Donc volontairement ou non, consciemment ou non, toute la formulation musicale se produit à partir de concepts auxquels, d'ailleurs, nous forcent les instruments par lesquels nous pensons transmettre le discours — aussi élémentaire soit-il.
Un réseau est là qui insère toutes les données, et sauf cas d'anarchie absolue (difficilement imaginable), il existe un présupposé — dû aux modèles de réalisation déjà existants, comme aux moyens de transmission.
Cependant cela ne suffit pas pour donner la cohésion à une réalisation musicale. Une œuvre musicale, nous ne pouvons la suivre que si nous avons le sentiment d'une déduction à partir de données élémentaires.
Plus l'œuvre est étendue dans le temps, plus grande est la complexité de son expression, plus nous éprouvons le besoin de nous rattacher à des repères temporels facilement décelables qui permettent à notre mémoire de sélectionner et d'agir.
La notion de cohésion qui semble l'avoir emporté sur toutes les autres est précisément la notion de thème. Ce mot de thème concerne aussi bien le musicien professionnel que l'amateur.
Dans le vocabulaire de l'analyse, le mot thème et les notions qu'il implique sont employés constamment ; ce mot est lié intrinsèquement aux notions de variation, de développement, de forme. Les thèmes d'une sonate, le thème et les variations, la forme bithématique, la forme rondo : autant de définitions courantes aux implications précises. Sans cette notion primordiale, il est difficile d'imaginer des années et des années d'enseignement — académique ou non.
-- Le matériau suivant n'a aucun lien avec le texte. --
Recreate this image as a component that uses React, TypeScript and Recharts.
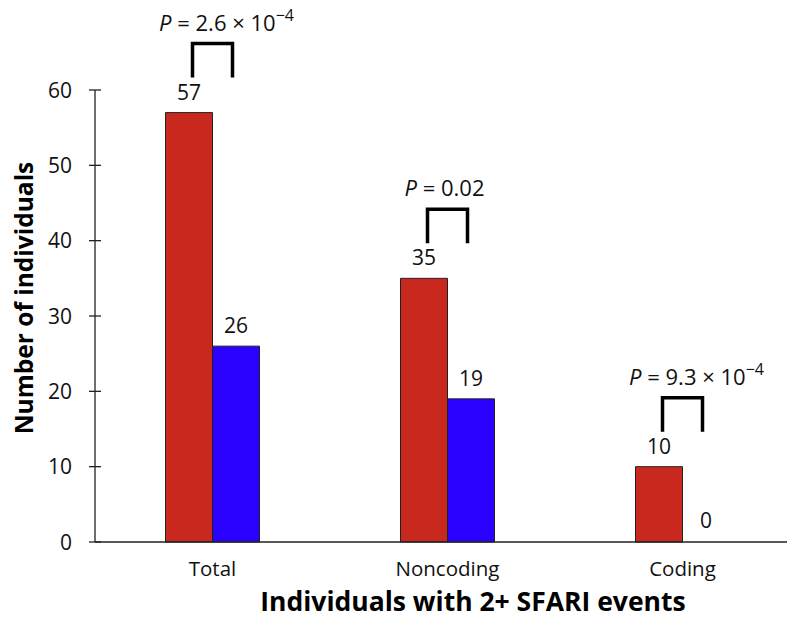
import React from 'react';
import { BarChart, Bar, XAxis, YAxis, LabelList, Cell } from 'recharts';

const categories = ['Total', 'Noncoding', 'Coding'];
const redValues = [57, 35, 10];
const blueValues = [26, 19, 0];
const pMantissa = ['2.6 × 10', '0.02', '9.3 × 10'];
const pExponent = ['−4', '', '−4'];
const yTicks = [0, 10, 20, 30, 40, 50, 60];

const data = categories.map((name, i) => ({
  name,
  red: redValues[i],
  blue: blueValues[i],
}));

const FONT = '"Open Sans", sans-serif';
const RED = '#C9281E';
const BLUE = '#2A00FF';

const YTick = ({ x, y, payload }: any) => (
  <g>
    <line x1={x - 6} x2={x + 6} y1={y} y2={y} stroke="#222" strokeWidth={1.3} />
    <text x={x - 23} y={y} dy="0.36em" textAnchor="end" fontSize={21} fontFamily={FONT} fill="#111">
      {payload.value}
    </text>
  </g>
);

const XTick = ({ x, y, payload }: any) => (
  <text x={x} y={y + 34} textAnchor="middle" fontSize={20.5} fontFamily={FONT} fill="#111">
    {payload.value}
  </text>
);

const YTitle = ({ viewBox }: any) => {
  const cx = viewBox.x + 33;
  const cy = viewBox.y + viewBox.height / 2 - 18;
  return (
    <text
      x={cx}
      y={cy}
      transform={`rotate(-90, ${cx}, ${cy})`}
      textAnchor="middle"
      fontSize={24.5}
      fontWeight="bold"
      fontFamily={FONT}
      fill="#000"
    >
      Number of individuals
    </text>
  );
};

const XTitle = ({ viewBox }: any) => (
  <text
    x={viewBox.x + 378}
    y={viewBox.y + 69}
    textAnchor="middle"
    fontSize={26.5}
    fontWeight="bold"
    fontFamily={FONT}
    fill="#000"
  >
    Individuals with 2+ SFARI events
  </text>
);

// bracket + P value drawn above each red/blue pair
const Bracket = (props: any) => {
  const { x, y, width, index } = props;
  const cx = x + width;
  const bottom = y - 35;
  const top = y - 69;
  const exp = pExponent[index];
  return (
    <g>
      <path
        d={`M${cx - 20},${bottom} L${cx - 20},${top} L${cx + 20},${top} L${cx + 20},${bottom}`}
        fill="none"
        stroke="#000"
        strokeWidth={3.5}
      />
      <text
        x={cx + (exp ? 14 : -3)}
        y={top - 13}
        textAnchor="middle"
        fontSize={22}
        fontFamily={FONT}
        fill="#111"
      >
        <tspan fontStyle="italic">P</tspan>
        <tspan>{` = ${pMantissa[index]}`}</tspan>
        {exp ? (
          <tspan dy={-10} fontSize={16}>
            {exp}
          </tspan>
        ) : null}
      </text>
    </g>
  );
};

export default function App() {
  return (
    <div style={{ position: 'fixed', left: 0, top: 0, width: 787, height: 619, overflow: 'hidden', background: '#fff' }}>
      <BarChart
        width={810}
        height={619}
        data={data}
        margin={{ top: 90, right: 10, bottom: 0, left: 0 }}
        barCategoryGap="30%"
        barGap={0}
      >
        <XAxis
          dataKey="name"
          height={77}
          tickLine={false}
          tickSize={0}
          tickMargin={0}
          axisLine={{ stroke: '#222', strokeWidth: 1.5 }}
          tick={<XTick />}
          label={<XTitle />}
        />
        <YAxis
          width={95}
          domain={[0, 60]}
          ticks={yTicks}
          tickLine={false}
          tickSize={0}
          tickMargin={0}
          axisLine={{ stroke: '#222', strokeWidth: 1.3 }}
          tick={<YTick />}
          label={<YTitle />}
        />
        <Bar dataKey="red" fill={RED} stroke="#222" strokeWidth={1} isAnimationActive={false}>
          <LabelList dataKey="red" position="top" offset={13} fontSize={21} fontFamily={FONT} fill="#111" />
          <LabelList dataKey="red" content={<Bracket />} />
        </Bar>
        <Bar dataKey="blue" fill={BLUE} stroke="#222" strokeWidth={1} minPointSize={1} isAnimationActive={false}>
          {blueValues.map((v, i) => (
            <Cell key={i} fill={v === 0 ? 'none' : BLUE} stroke={v === 0 ? 'none' : '#222'} />
          ))}
          <LabelList dataKey="blue" position="top" offset={13} fontSize={21} fontFamily={FONT} fill="#111" />
        </Bar>
      </BarChart>
    </div>
  );
}
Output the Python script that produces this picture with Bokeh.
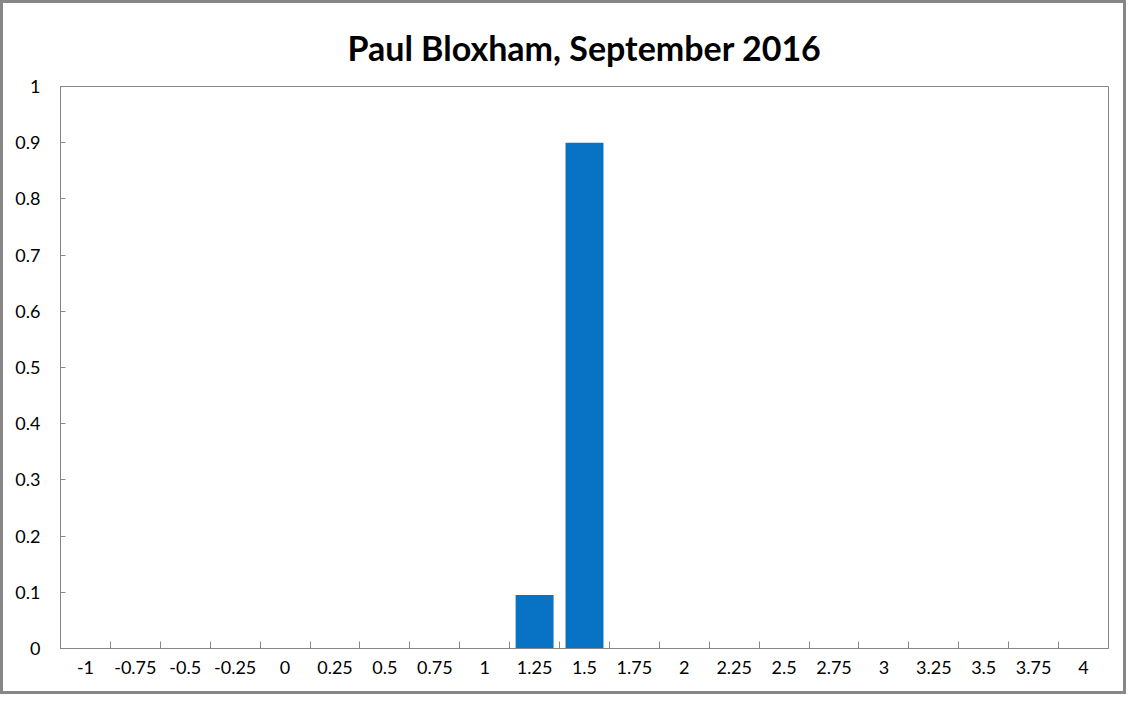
from bokeh.plotting import figure
from bokeh.models import ColumnDataSource, Range1d, FixedTicker, CustomJSTickFormatter
from bokeh.embed import file_html
from bokeh.resources import INLINE

# data
categories = ["-1", "-0.75", "-0.5", "-0.25", "0", "0.25", "0.5", "0.75", "1", "1.25",
              "1.5", "1.75", "2", "2.25", "2.5", "2.75", "3", "3.25", "3.5", "3.75", "4"]
probability = [0, 0, 0, 0, 0, 0, 0, 0, 0, 0.095,
               0.9, 0, 0, 0, 0, 0, 0, 0, 0, 0, 0]
y_ticks = [0, 0.1, 0.2, 0.3, 0.4, 0.5, 0.6, 0.7, 0.8, 0.9, 1]

xs = list(range(len(categories)))
source = ColumnDataSource(data={'x': xs, 'prob': probability, 'cat': categories})

FONT = "Lato"
GREY = "#878787"

p = figure(
    width=1126, height=694,
    x_range=Range1d(-0.5, len(categories) - 0.5),
    y_range=Range1d(0, 1),
    output_backend="svg",
    toolbar_location=None,
    min_border_left=57, min_border_right=21,
    min_border_top=83, min_border_bottom=49,
    outline_line_color=GREY,
    border_fill_color="white",
)

p.title.text = "Paul Bloxham, September 2016"
p.title.align = "center"
p.title.text_font = FONT
p.title.text_font_size = "34px"
p.title.text_font_style = "bold"
p.title.text_color = "black"
p.title.standoff = 37

p.vbar(x='x', top='prob', width=0.76, source=source,
       fill_color="#0872C4", line_color=None)

p.xgrid.visible = False
p.ygrid.visible = False

# x axis: labels at category centres, tick marks between categories
xa = p.xaxis[0]
xa.ticker = FixedTicker(ticks=xs, minor_ticks=[i - 0.5 for i in range(1, len(categories))])
xa.major_label_overrides = {i: c for i, c in zip(xs, categories)}
xa.major_tick_in = 0
xa.major_tick_out = 0
xa.minor_tick_in = 7
xa.minor_tick_out = 0
xa.minor_tick_line_color = GREY
xa.axis_line_color = GREY
xa.major_label_standoff = 12
xa.major_label_text_font = FONT
xa.major_label_text_font_size = "18px"
xa.major_label_text_color = "black"

ya = p.yaxis[0]
ya.ticker = FixedTicker(ticks=y_ticks)
ya.formatter = CustomJSTickFormatter(code="return tick.toFixed(1).replace(/\\.0$/, '');")
ya.major_tick_in = 5
ya.major_tick_out = 0
ya.minor_tick_line_color = None
ya.major_tick_line_color = GREY
ya.axis_line_color = GREY
ya.major_label_standoff = 20
ya.major_label_text_font = FONT
ya.major_label_text_font_size = "18px"
ya.major_label_text_color = "black"

# outer chart frame
p.background_fill_color = "white"
p.styles = {"border": "3px solid #878787", "box-sizing": "border-box"}

open("out.html", "w").write(file_html(p, INLINE))
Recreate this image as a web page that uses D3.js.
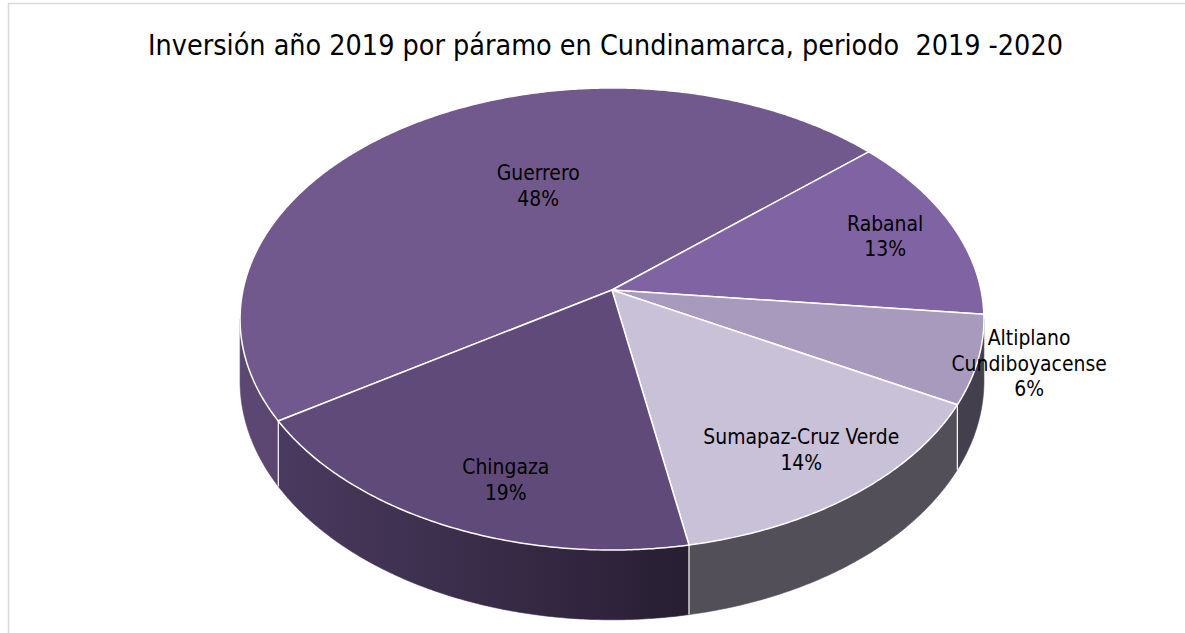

Mais ce mot thème est aussi synonyme d'illustration. C'est ainsi qu'un homme de théâtre peut, s'il désire définir une musique de scène, parler du thème de l'angoisse, du thème de la joie, de l'orgueil... Dans cette descendance du leitmotiv wagnérien, nous trouvons le mot de thème lié à la description d'un personnage, d'un type, ou d'un concept. Il ne s'agit plus là d'une notion structurelle où le thème est destiné à engendrer un certain nombre de conséquences dans un ordre donné, mais d'inventer une figure musicale qui pourra s'éprouver comme représentative de tel ou tel état psychologique selon certains codes acceptés à partir de la littérature musicale déjà existante. Code affectif dont nous ne connaissons que trop bien les rudiments : les trémolos graves, les cuivres rutilants, le violon solo, etc. Dégénérescence de la signification en une signalisation.
Cependant, ces deux notions, aussi extrêmes qu'elles nous paraissent, sont liées par une logique profonde de l'expression. C'est le XIXe siècle qui a surchargé d'expressivité des notions qui, auparavant, étaient, avant tout, symbole d'ordonnance.
Bien sûr, nous trouvons de la musique descriptive avant le XIXe siècle — descriptive, et même naïve. Bien sûr, nous trouvons, à un plus haut niveau, l'utilisation des symboles dans la langue musicale : symbole des intervalles, symbole des nombres, symboles formels. Mais cette symbolique de l'idée musicale est sous-jacente, reste subordonnée à l'ordre, à l'ordonnancement.
Il y a d'abord dans le thème une notion générique, une certaine combinaison d'intervalles que l'on va développer en accord avec un système de coordonnées.
Le thème a tendu avant tout à formaliser les procédés de développement : d'où sa brièveté qui permet une exploitation systématique de ses ressources.
Si l'on peut exprimer très brièvement les responsabilités de l'organisation thématique :
- elle a tendu à organiser la forme du discours : fugue, sonate bithématique ;
- elle a dirigé l'impulsion expressive, et assumé la symbolique du texte : l'idée fixe de Berlioz, le leitmotiv de Wagner ;
- elle a résumé l'instant, s'opposant ainsi à une rhétorique convenue du développement : Debussy ;
- elle a monopolisé à la fois les structures du langage et les structures formelles du développement : Schönberg, Webern ;
- elle a fini par dissoudre la notion même dont elle était née, pour arriver à : tout est thème, rien n'est thème, pour aboutir à une essentielle relativité des composants thématiques.